──────── Source excerpt ────────

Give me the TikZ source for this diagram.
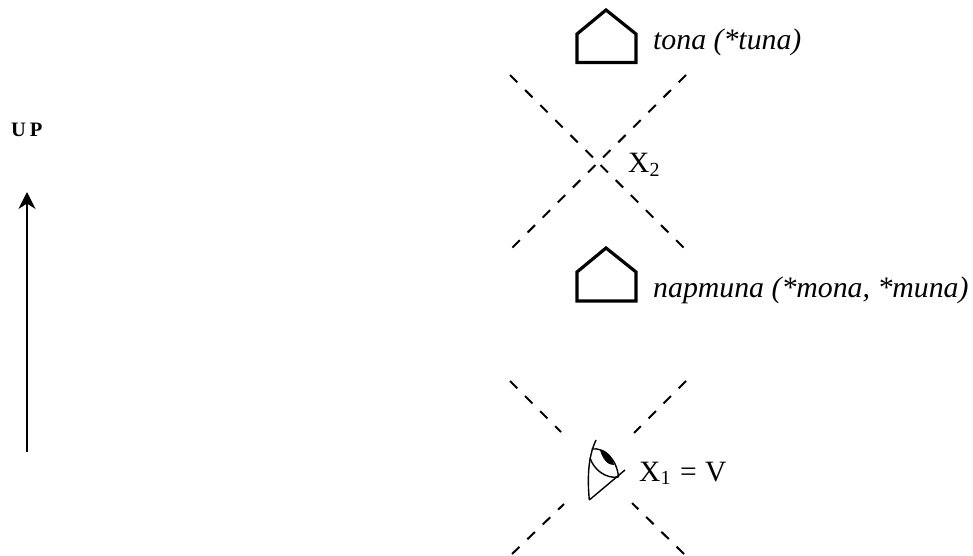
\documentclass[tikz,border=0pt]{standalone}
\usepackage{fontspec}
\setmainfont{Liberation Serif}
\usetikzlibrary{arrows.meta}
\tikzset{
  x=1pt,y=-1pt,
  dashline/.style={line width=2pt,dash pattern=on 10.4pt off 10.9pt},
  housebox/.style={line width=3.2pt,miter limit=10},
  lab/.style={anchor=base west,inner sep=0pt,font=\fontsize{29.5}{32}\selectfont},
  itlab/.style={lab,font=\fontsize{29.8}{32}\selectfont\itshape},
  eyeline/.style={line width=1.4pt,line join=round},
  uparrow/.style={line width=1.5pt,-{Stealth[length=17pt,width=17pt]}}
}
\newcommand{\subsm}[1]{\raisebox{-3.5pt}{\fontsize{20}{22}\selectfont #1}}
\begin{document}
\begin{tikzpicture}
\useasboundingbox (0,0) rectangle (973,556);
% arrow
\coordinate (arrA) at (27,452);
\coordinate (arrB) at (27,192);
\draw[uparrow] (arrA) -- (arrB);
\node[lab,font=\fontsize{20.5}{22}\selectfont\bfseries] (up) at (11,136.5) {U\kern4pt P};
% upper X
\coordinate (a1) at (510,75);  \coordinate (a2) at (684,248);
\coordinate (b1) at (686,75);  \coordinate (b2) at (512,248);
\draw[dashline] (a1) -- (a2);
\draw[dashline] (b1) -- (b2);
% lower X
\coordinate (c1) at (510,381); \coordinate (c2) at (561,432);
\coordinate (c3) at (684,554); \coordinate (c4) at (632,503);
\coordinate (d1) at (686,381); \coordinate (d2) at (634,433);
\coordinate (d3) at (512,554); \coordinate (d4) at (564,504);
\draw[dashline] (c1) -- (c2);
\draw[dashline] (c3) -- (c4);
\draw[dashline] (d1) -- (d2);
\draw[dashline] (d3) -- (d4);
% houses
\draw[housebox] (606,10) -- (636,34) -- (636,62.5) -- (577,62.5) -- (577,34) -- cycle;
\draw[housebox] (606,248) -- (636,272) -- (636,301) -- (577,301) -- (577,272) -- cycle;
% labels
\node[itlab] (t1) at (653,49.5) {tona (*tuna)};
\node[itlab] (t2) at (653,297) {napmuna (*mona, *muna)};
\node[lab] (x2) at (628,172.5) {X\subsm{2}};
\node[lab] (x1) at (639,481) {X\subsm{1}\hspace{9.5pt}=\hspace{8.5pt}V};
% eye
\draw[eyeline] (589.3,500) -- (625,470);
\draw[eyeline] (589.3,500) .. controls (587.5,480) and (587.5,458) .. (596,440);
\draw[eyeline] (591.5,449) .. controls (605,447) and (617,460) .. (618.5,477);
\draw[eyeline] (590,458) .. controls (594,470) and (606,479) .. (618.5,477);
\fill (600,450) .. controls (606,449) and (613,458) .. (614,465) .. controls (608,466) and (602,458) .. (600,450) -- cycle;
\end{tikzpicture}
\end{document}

────────

- _Set problem_:
Repeat the data above exactly, but not the pictures.

- _Task output_:
Give me the TikZ source for this diagram.
\documentclass[tikz,border=0pt]{standalone}
\usepackage{fontspec}
\setmainfont{Liberation Serif}
\usetikzlibrary{arrows.meta}
\tikzset{
  x=1pt,y=-1pt,
  dashline/.style={line width=2pt,dash pattern=on 10.4pt off 10.9pt},
  housebox/.style={line width=3.2pt,miter limit=10},
  lab/.style={anchor=base west,inner sep=0pt,font=\fontsize{29.5}{32}\selectfont},
  itlab/.style={lab,font=\fontsize{29.8}{32}\selectfont\itshape},
  eyeline/.style={line width=1.4pt,line join=round},
  uparrow/.style={line width=1.5pt,-{Stealth[length=17pt,width=17pt]}}
}
\newcommand{\subsm}[1]{\raisebox{-3.5pt}{\fontsize{20}{22}\selectfont #1}}
\begin{document}
\begin{tikzpicture}
\useasboundingbox (0,0) rectangle (973,556);
% arrow
\coordinate (arrA) at (27,452);
\coordinate (arrB) at (27,192);
\draw[uparrow] (arrA) -- (arrB);
\node[lab,font=\fontsize{20.5}{22}\selectfont\bfseries] (up) at (11,136.5) {U\kern4pt P};
% upper X
\coordinate (a1) at (510,75);  \coordinate (a2) at (684,248);
\coordinate (b1) at (686,75);  \coordinate (b2) at (512,248);
\draw[dashline] (a1) -- (a2);
\draw[dashline] (b1) -- (b2);
% lower X
\coordinate (c1) at (510,381); \coordinate (c2) at (561,432);
\coordinate (c3) at (684,554); \coordinate (c4) at (632,503);
\coordinate (d1) at (686,381); \coordinate (d2) at (634,433);
\coordinate (d3) at (512,554); \coordinate (d4) at (564,504);
\draw[dashline] (c1) -- (c2);
\draw[dashline] (c3) -- (c4);
\draw[dashline] (d1) -- (d2);
\draw[dashline] (d3) -- (d4);
% houses
\draw[housebox] (606,10) -- (636,34) -- (636,62.5) -- (577,62.5) -- (577,34) -- cycle;
\draw[housebox] (606,248) -- (636,272) -- (636,301) -- (577,301) -- (577,272) -- cycle;
% labels
\node[itlab] (t1) at (653,49.5) {tona (*tuna)};
\node[itlab] (t2) at (653,297) {napmuna (*mona, *muna)};
\node[lab] (x2) at (628,172.5) {X\subsm{2}};
\node[lab] (x1) at (639,481) {X\subsm{1}\hspace{9.5pt}=\hspace{8.5pt}V};
% eye
\draw[eyeline] (589.3,500) -- (625,470);
\draw[eyeline] (589.3,500) .. controls (587.5,480) and (587.5,458) .. (596,440);
\draw[eyeline] (591.5,449) .. controls (605,447) and (617,460) .. (618.5,477);
\draw[eyeline] (590,458) .. controls (594,470) and (606,479) .. (618.5,477);
\fill (600,450) .. controls (606,449) and (613,458) .. (614,465) .. controls (608,466) and (602,458) .. (600,450) -- cycle;
\end{tikzpicture}
\end{document}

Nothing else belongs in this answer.